2010-11-09 Thread Kevin Venzke
Hi Forest,

--- En date de : Mar 9.11.10, fsimm...@pcc.edu fsimm...@pcc.edu a écrit :
 As we know, in the above scenario the result that is best
 assuming sincere votes
 is not the same as the result that is best assuming that
 the Gore faction
 truncated in order to create the cycle.
 
 Assuming sincere votes giving Bush the win encourges
 favorite betrayal. 
 Assuming insincere truncation of Nader in the second
 faction and giving Gore the
 win rewards that truncation.  Nader cannot be given
 the win because of the
 Plurality criterion.
 
 So there is no completely satisfactory deterministic
 solution.  

I agree technically, but on these ballots I don't think it's likely that
any special incentive is operating on the Gore voters, or that one can
be found that would make them completely stop their truncation.

In my opinion this unpleasant situation will tend to be solved prior to
election day. As I've said before, there is too little to gain and 
everything to lose in one side running two strong candidates. So, 
nomination disincentive is actually unavoidable, I think.

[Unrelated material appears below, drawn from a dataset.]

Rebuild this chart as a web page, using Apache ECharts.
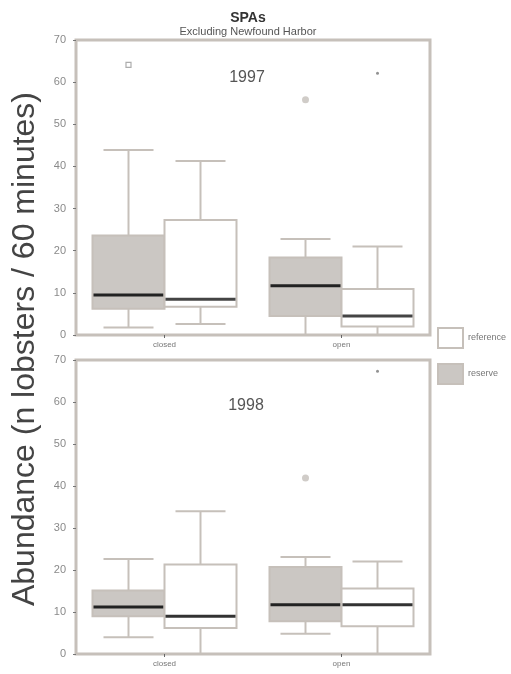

I don't usually regard truncation as insincere in the same way that
burial or compromise is insincere, but it seems particularly unusual to
call it insincere in the context of an approval-based method.

 However, on the whole, if we want determinism and Condorcet
 efficiency,  it
 seems more important to prevent insincere cycle producing
 truncation than
 worrying about lack of FBC compliance, since (1) the FBC
 and Condorcet
 efficiency are incompatible, any way, and (2) sincere
 Condorcet cycles are rare
 (in my opinion).

Well for (1), also burial resistance and LNHarm are incompatible with
Condorcet. I'm also not talking about strict FBC compliance, but just
minimal defense, which is basically a weak form of FBC for majorities.

For (2) I am not sure what all you include in sincere. For strictly
ranked sincere ballots, I agree that cycles should be rare. If truncation
(as under an approval-based method) isn't considered insincere then I
think sincere cycles need not be uncommon. If they are, I would guess it's
because in practice not enough viable candidates are nominated to see the
problem.

 Now consider the following propositions (relative to the
 above scenario):
 
 (1) Woodall's Plurality Criterion says that Nader should
 have less probability
 than Bush.  
 
 (2) It seems that Gore and Nader together should have more
 probability than Bush.
 
 (3) Gore should not have more probability than Bush,
 because that would
 encourage truncation in another case where the sincere
 ballots of the middle
 faction turn out to be GoreNader .
 
 No deterministic method can satisfy these three
 conditions.

The way I phrase this problem with this scenario is that no method can
simultaneously satisfy Plurality, Minimal Defense, and LNHarm. Which one
to lose (with 3 candidates) depends on what you're going for...

Personally, the methods I'm interested in all either satisfy MD or LNHarm.
I don't really care about Condorcet except as it can service MD or other
criteria that protect literal majorities.